**Task description**. Can you write out all the lines word for word, with no pictures?

--- start Recorded information ---

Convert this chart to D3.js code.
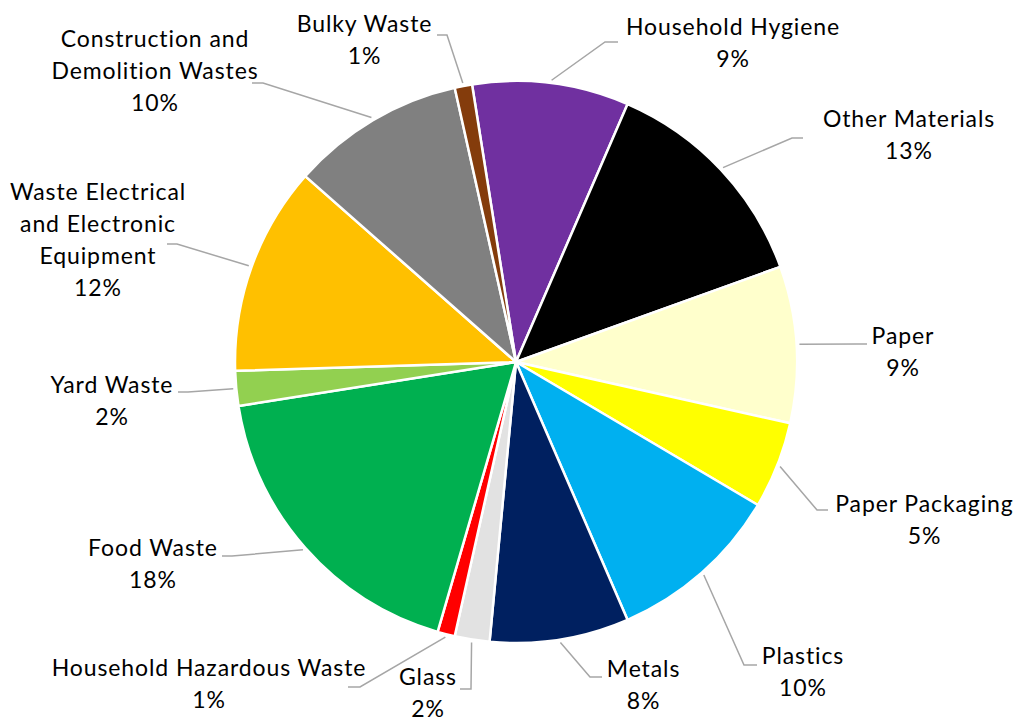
<!DOCTYPE html>
<html>
<head>
<meta charset="utf-8">
<script src="https://cdn.jsdelivr.net/npm/d3@7"></script>
<style>
  html, body { margin: 0; padding: 0; background: #ffffff; }
  svg { display: block; }
  .lbl { font-family: Lato, "Open Sans", sans-serif; font-size: 23px; fill: #000000; letter-spacing: 0.9px; }
</style>
</head>
<body>
<svg id="chart" width="1019" height="722"></svg>
<script>
// Waste composition by category (percent of total), clockwise from the top
const categories = [
  "Household Hygiene", "Other Materials", "Paper", "Paper Packaging", "Plastics",
  "Metals", "Glass", "Household Hazardous Waste", "Food Waste", "Yard Waste",
  "Waste Electrical and Electronic Equipment", "Construction and Demolition Wastes", "Bulky Waste"
];
const shares = [9, 13, 9, 5, 10, 8, 2, 1, 18, 2, 12, 10, 1];

// Label text, one entry per line
const labelLines = [
  ["Household Hygiene"], ["Other Materials"], ["Paper"], ["Paper Packaging"], ["Plastics"],
  ["Metals"], ["Glass"], ["Household Hazardous Waste"], ["Food Waste"], ["Yard Waste"],
  ["Waste Electrical", "and Electronic", "Equipment"], ["Construction and", "Demolition Wastes"], ["Bulky Waste"]
];

// Slice fills
const palette = [
  "#7030A0", "#000000", "#FFFFCC", "#FFFF00", "#00B0F0",
  "#002060", "#E2E2E2", "#FF0000", "#00B050", "#92D050",
  "#FFC000", "#808080", "#843C0C"
];

// Label placement: text centre x, first baseline y, leader elbow (ex, ey) and leader end x
const labelLayout = [
  { tx: 733,   ty: 35,  ex: 605, ey: 42,  hx: 618 },
  { tx: 909,   ty: 127, ex: 792, ey: 138, hx: 803 },
  { tx: 903,   ty: 344, ex: 857, ey: 344, hx: 867 },
  { tx: 924.5, ty: 512, ex: 817, ey: 510, hx: 828 },
  { tx: 803,   ty: 664, ex: 744, ey: 665, hx: 757 },
  { tx: 643.5, ty: 677, ex: 590, ey: 677, hx: 602 },
  { tx: 428,   ty: 685, ex: 471, ey: 689, hx: 460 },
  { tx: 209,   ty: 676, ex: 360, ey: 687, hx: 348 },
  { tx: 153,   ty: 556, ex: 232, ey: 556, hx: 222 },
  { tx: 112,   ty: 393, ex: 188, ey: 392, hx: 178 },
  { tx: 98,    ty: 200, ex: 177, ey: 244, hx: 167 },
  { tx: 155,   ty: 47,  ex: 263, ey: 83,  hx: 252 },
  { tx: 364.5, ty: 32,  ex: 447, ey: 35,  hx: 437 }
];

const cx = 516, cy = 362, radius = 281;
const lineGap = 32;
const startAngle = -9 * Math.PI / 180;

const svg = d3.select("#chart");
const g = svg.append("g").attr("transform", `translate(${cx},${cy})`);

const data = categories.map((c, i) => ({ name: c, value: shares[i], idx: i }));

const pie = d3.pie()
  .value(d => d.value)
  .sort(null)
  .startAngle(startAngle)
  .endAngle(startAngle + 2 * Math.PI);

const arcs = pie(data);
const arc = d3.arc().innerRadius(0).outerRadius(radius);

g.selectAll("path.slice")
  .data(arcs)
  .join("path")
  .attr("class", "slice")
  .attr("d", arc)
  .attr("fill", d => palette[d.data.idx])
  .attr("stroke", "#ffffff")
  .attr("stroke-width", 2.5)
  .attr("stroke-linejoin", "round");

// Leader lines: from the slice rim at its mid-angle to the elbow, then a short horizontal run
const leaderR = radius + 3;
const leaders = svg.append("g");
arcs.forEach(a => {
  const mid = (a.startAngle + a.endAngle) / 2;
  const sx = cx + leaderR * Math.sin(mid);
  const sy = cy - leaderR * Math.cos(mid);
  const L = labelLayout[a.data.idx];
  leaders.append("polyline")
    .attr("points", `${sx},${sy} ${L.ex},${L.ey} ${L.hx},${L.ey}`)
    .attr("fill", "none")
    .attr("stroke", "#A6A6A6")
    .attr("stroke-width", 1.5);
});

// Labels: category name lines followed by the percentage
const fmt = d3.format(".0%");
const labels = svg.append("g");
arcs.forEach(a => {
  const i = a.data.idx;
  const L = labelLayout[i];
  const lines = labelLines[i].concat([fmt(a.data.value / 100)]);
  const t = labels.append("text")
    .attr("class", "lbl")
    .attr("text-anchor", "middle");
  lines.forEach((s, k) => {
    t.append("tspan")
      .attr("x", L.tx)
      .attr("y", L.ty + k * lineGap)
      .text(s);
  });
});
</script>
</body>
</html>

--- end Recorded information ---

**In response**.
Convert this chart to D3.js code.
<!DOCTYPE html>
<html>
<head>
<meta charset="utf-8">
<script src="https://cdn.jsdelivr.net/npm/d3@7"></script>
<style>
  html, body { margin: 0; padding: 0; background: #ffffff; }
  svg { display: block; }
  .lbl { font-family: Lato, "Open Sans", sans-serif; font-size: 23px; fill: #000000; letter-spacing: 0.9px; }
</style>
</head>
<body>
<svg id="chart" width="1019" height="722"></svg>
<script>
// Waste composition by category (percent of total), clockwise from the top
const categories = [
  "Household Hygiene", "Other Materials", "Paper", "Paper Packaging", "Plastics",
  "Metals", "Glass", "Household Hazardous Waste", "Food Waste", "Yard Waste",
  "Waste Electrical and Electronic Equipment", "Construction and Demolition Wastes", "Bulky Waste"
];
const shares = [9, 13, 9, 5, 10, 8, 2, 1, 18, 2, 12, 10, 1];

// Label text, one entry per line
const labelLines = [
  ["Household Hygiene"], ["Other Materials"], ["Paper"], ["Paper Packaging"], ["Plastics"],
  ["Metals"], ["Glass"], ["Household Hazardous Waste"], ["Food Waste"], ["Yard Waste"],
  ["Waste Electrical", "and Electronic", "Equipment"], ["Construction and", "Demolition Wastes"], ["Bulky Waste"]
];

// Slice fills
const palette = [
  "#7030A0", "#000000", "#FFFFCC", "#FFFF00", "#00B0F0",
  "#002060", "#E2E2E2", "#FF0000", "#00B050", "#92D050",
  "#FFC000", "#808080", "#843C0C"
];

// Label placement: text centre x, first baseline y, leader elbow (ex, ey) and leader end x
const labelLayout = [
  { tx: 733,   ty: 35,  ex: 605, ey: 42,  hx: 618 },
  { tx: 909,   ty: 127, ex: 792, ey: 138, hx: 803 },
  { tx: 903,   ty: 344, ex: 857, ey: 344, hx: 867 },
  { tx: 924.5, ty: 512, ex: 817, ey: 510, hx: 828 },
  { tx: 803,   ty: 664, ex: 744, ey: 665, hx: 757 },
  { tx: 643.5, ty: 677, ex: 590, ey: 677, hx: 602 },
  { tx: 428,   ty: 685, ex: 471, ey: 689, hx: 460 },
  { tx: 209,   ty: 676, ex: 360, ey: 687, hx: 348 },
  { tx: 153,   ty: 556, ex: 232, ey: 556, hx: 222 },
  { tx: 112,   ty: 393, ex: 188, ey: 392, hx: 178 },
  { tx: 98,    ty: 200, ex: 177, ey: 244, hx: 167 },
  { tx: 155,   ty: 47,  ex: 263, ey: 83,  hx: 252 },
  { tx: 364.5, ty: 32,  ex: 447, ey: 35,  hx: 437 }
];

const cx = 516, cy = 362, radius = 281;
const lineGap = 32;
const startAngle = -9 * Math.PI / 180;

const svg = d3.select("#chart");
const g = svg.append("g").attr("transform", `translate(${cx},${cy})`);

const data = categories.map((c, i) => ({ name: c, value: shares[i], idx: i }));

const pie = d3.pie()
  .value(d => d.value)
  .sort(null)
  .startAngle(startAngle)
  .endAngle(startAngle + 2 * Math.PI);

const arcs = pie(data);
const arc = d3.arc().innerRadius(0).outerRadius(radius);

g.selectAll("path.slice")
  .data(arcs)
  .join("path")
  .attr("class", "slice")
  .attr("d", arc)
  .attr("fill", d => palette[d.data.idx])
  .attr("stroke", "#ffffff")
  .attr("stroke-width", 2.5)
  .attr("stroke-linejoin", "round");

// Leader lines: from the slice rim at its mid-angle to the elbow, then a short horizontal run
const leaderR = radius + 3;
const leaders = svg.append("g");
arcs.forEach(a => {
  const mid = (a.startAngle + a.endAngle) / 2;
  const sx = cx + leaderR * Math.sin(mid);
  const sy = cy - leaderR * Math.cos(mid);
  const L = labelLayout[a.data.idx];
  leaders.append("polyline")
    .attr("points", `${sx},${sy} ${L.ex},${L.ey} ${L.hx},${L.ey}`)
    .attr("fill", "none")
    .attr("stroke", "#A6A6A6")
    .attr("stroke-width", 1.5);
});

// Labels: category name lines followed by the percentage
const fmt = d3.format(".0%");
const labels = svg.append("g");
arcs.forEach(a => {
  const i = a.data.idx;
  const L = labelLayout[i];
  const lines = labelLines[i].concat([fmt(a.data.value / 100)]);
  const t = labels.append("text")
    .attr("class", "lbl")
    .attr("text-anchor", "middle");
  lines.forEach((s, k) => {
    t.append("tspan")
      .attr("x", L.tx)
      .attr("y", L.ty + k * lineGap)
      .text(s);
  });
});
</script>
</body>
</html>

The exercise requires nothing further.